Monday, January 19, 2009

beginning of a quiet week

We're back above freezing, with night temps going to the 20s and the possibility of a few inches of snow tonight, and although I'm ready for drier ground, it might be fun to see the horses and donkeys and cats and Corgis play in the white stuff.

In a little while, I'll head out to do the chores, which I suspect will include adding some shavings to stalls, and I need to make a run to the feed store later in the day as well.

Last night I watched Legends of the Fall, which I originally watched during what we call the "sleepy years" - the time during and after pregnancies when most movie watching in the evenings involved me dozing off after a short period of time, no matter how engaging the movie.

There are a number of films that, when asked if I've seen them, the answer is "sort of." Often I would wake up at odd moments, see a bit of a scene, then fall back asleep. I usually caught the final credits when nudged by my husband that the movie was over.

Anyway, I had a vague memory of Legends of the Fall, and that I had been quite captivated by it, and it has been in my Netflix queue for awhile. Since it was a "watch instantly" movie, last night I decided it was time to watch.

What a story - I loved the farmhouse and the setting particularly. It was one of those movies that had me racing to Google after, putting Jim Harrison titles (I've read a few already) in my Amazon cart for future reference and reading interviews.

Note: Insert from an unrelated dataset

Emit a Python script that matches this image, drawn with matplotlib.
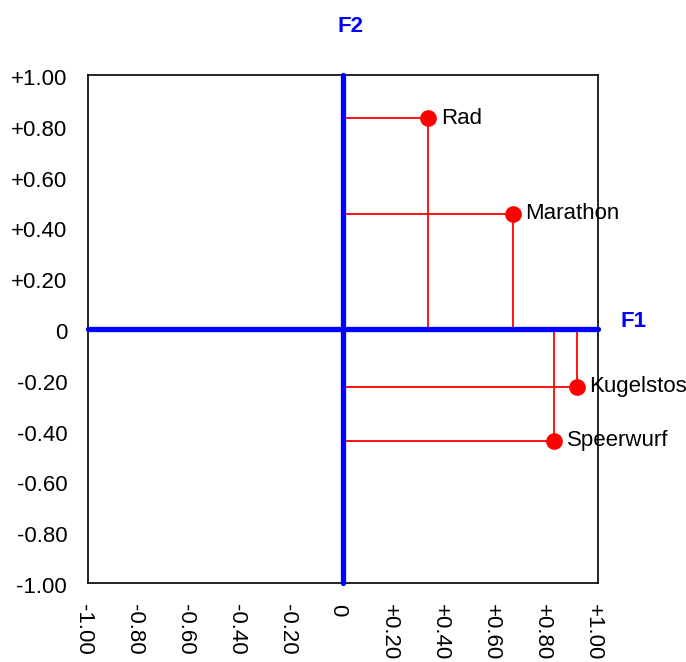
import numpy as np
import matplotlib.pyplot as plt
import matplotlib.transforms as mtransforms

plt.rcParams['font.family'] = ['Liberation Sans', 'DejaVu Sans']

# loadings on F1 / F2
names = ["Rad", "Marathon", "Kugelstos", "Speerwurf"]
f1 = [0.335, 0.665, 0.916, 0.829]
f2 = [0.830, 0.453, -0.227, -0.440]

ticks = [-1.0, -0.8, -0.6, -0.4, -0.2, 0.0, 0.2, 0.4, 0.6, 0.8, 1.0]
tick_labels = ["-1.00", "-0.80", "-0.60", "-0.40", "-0.20", "0",
               "+0.20", "+0.40", "+0.60", "+0.80", "+1.00"]

fs = 16

fig = plt.figure(figsize=(6.86, 6.62), dpi=100)
ax = fig.add_axes([0.1283, 0.1193, 0.7434, 0.7674])
ax.set_xlim(-1, 1)
ax.set_ylim(-1, 1)

# drop lines to the axes
for x, y in zip(f1, f2):
    ax.plot([0, x], [y, y], color='red', lw=1.3, zorder=2)
    ax.plot([x, x], [0, y], color='red', lw=1.3, zorder=2)

# factor axes
ax.plot([-1, 1], [0, 0], color='blue', lw=3.8, solid_capstyle='round', zorder=3, clip_on=False)
ax.plot([0, 0], [-1, 1], color='blue', lw=3.8, solid_capstyle='round', zorder=3, clip_on=False)

ax.plot(f1, f2, 'o', color='red', ms=11, zorder=4, clip_on=False)
for x, y, n in zip(f1, f2, names):
    ax.annotate(n, (x, y), xytext=(9, 0), textcoords='offset points',
                va='center', ha='left', fontsize=fs, zorder=5, annotation_clip=False)

ax.text(1.14, 0.03, "F1", color='blue', fontweight='bold', fontsize=fs,
        ha='center', va='center', clip_on=False)
ax.text(0.03, 1.19, "F2", color='blue', fontweight='bold', fontsize=fs,
        ha='center', va='center', clip_on=False)

ax.set_xticks(ticks)
ax.set_xticklabels(tick_labels, rotation=270, fontsize=fs)
ax.set_yticks(ticks)
ax.set_yticklabels(tick_labels, fontsize=fs)
ax.tick_params(length=0, pad=15)
off = mtransforms.ScaledTranslation(-5 / 100, 0, fig.dpi_scale_trans)
for lab in ax.get_xticklabels():
    lab.set_transform(lab.get_transform() + off)
off_y = mtransforms.ScaledTranslation(0, -2 / 100, fig.dpi_scale_trans)
for lab in ax.get_yticklabels():
    lab.set_transform(lab.get_transform() + off_y)

for s in ax.spines.values():
    s.set_linewidth(1.2)

fig.savefig('out.png', dpi=100)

He said something that I love, about writing:

I think it's interesting what someone there said to me once -- it's something that I hadn't thought before, and it startled me. He told me that (the French) read me because in my fiction you have the life of relative action but also the life of the mind. In so much fiction we have one or the other, but never both. We tend to try to separate them. You find that in Barry's work as well -- this marvelously convoluted thinking system but yet people are still doing something.

Nice to begin the week feeling inspired and justified in my writing style. Maybe I should be querying European agents. :)

The life of the mind. I just love that.


Grey Horse Matters said...

Legends of the Fall was a good movie, we enjoyed it too.
Good quote from that author. Sadly, I think at this point of the winter of my discontent, my life of the mind is totally befuddled.

Laughing Orca Ranch said...

lol! The 'Sleepy Years'. I remember those, too when I was prego, but I'm not watching many movies now, because the 'return of the sleepy days' is now due to the pain pills and just general boredom.

Excellent horse flick 'Legend of the Fall', too.

I'm glad you were inspired.

Happy writing, Billie!


billie said...

LOL, Arlene - I hope things get clear for you as spring approaches!! :)

billie said...

Lisa, speedy recovery wishes still being sent...!

Glad I'm not the only one who had those sleepy years. It was such a shift for me, the night owl.

jme said...

hmmm, i liked the film too, but now i wonder if i shouldn't read some of the author's work, or maybe more foreign fiction? that quote makes a lot of sense to me; maybe it's why i've been in such a fiction rut and found it hard to get into a lot of what i've been reading lately - maybe it's been incomplete! i like 'convoluted thinking' with action :-) i think i might be inspired too - thanks!

(and maybe those european agents might be well worth a try...)

billie said...

There was another quote that had to do with "plot-driven" - which I think much American fiction tends to be. It's certainly an easier sell than a book which focuses more on language and character development.

I remember a critique once of my first novel ms - the reader kept pointing out point of view shifts. But it wasn't a POV issue - it was the main character being so hypervigilant that she noticed things about other characters - including making attributions as to what they were thinking about her.

I accepted the criticism and looked at it to see if I wanted to change it - but decided that was such an integral part of my main character it would have detracted from the book to take it out.

It did require a careful reading to get the complexity - but then that book's first agent told me to always write to the smartest reader, and after that I stopped trying to analyze whether the life of the mind I tend to write in all my stories was too much.

That first book - everyone said it should be published but no one was willing to publish it. :) I always felt it would have flown in Europe.

jme said...

plot-driven is a good way to describe it. (sometimes i think our entire culture is more 'plot-driven' than about artistry and character development, but that's another rant ;-) i've read too many formula novels from the bestseller lists that were just wanting for something - i guess it would be hard to make a bestseller of rich language and nuanced character, but that's what i live for! see, i haven't even read your novels and i'm already a fan :-)

billie said...

I think Cold Mountain was one, and The English Patient was another. Poisonwood Bible. But those books come maybe one a year if I'm lucky.

jme said...

hmmm... i did enjoy the english patient, but haven't read the others yet. time to visit amazon!

billie said...

I liked Prodigal Summer, too - by Barbara Kingsolver.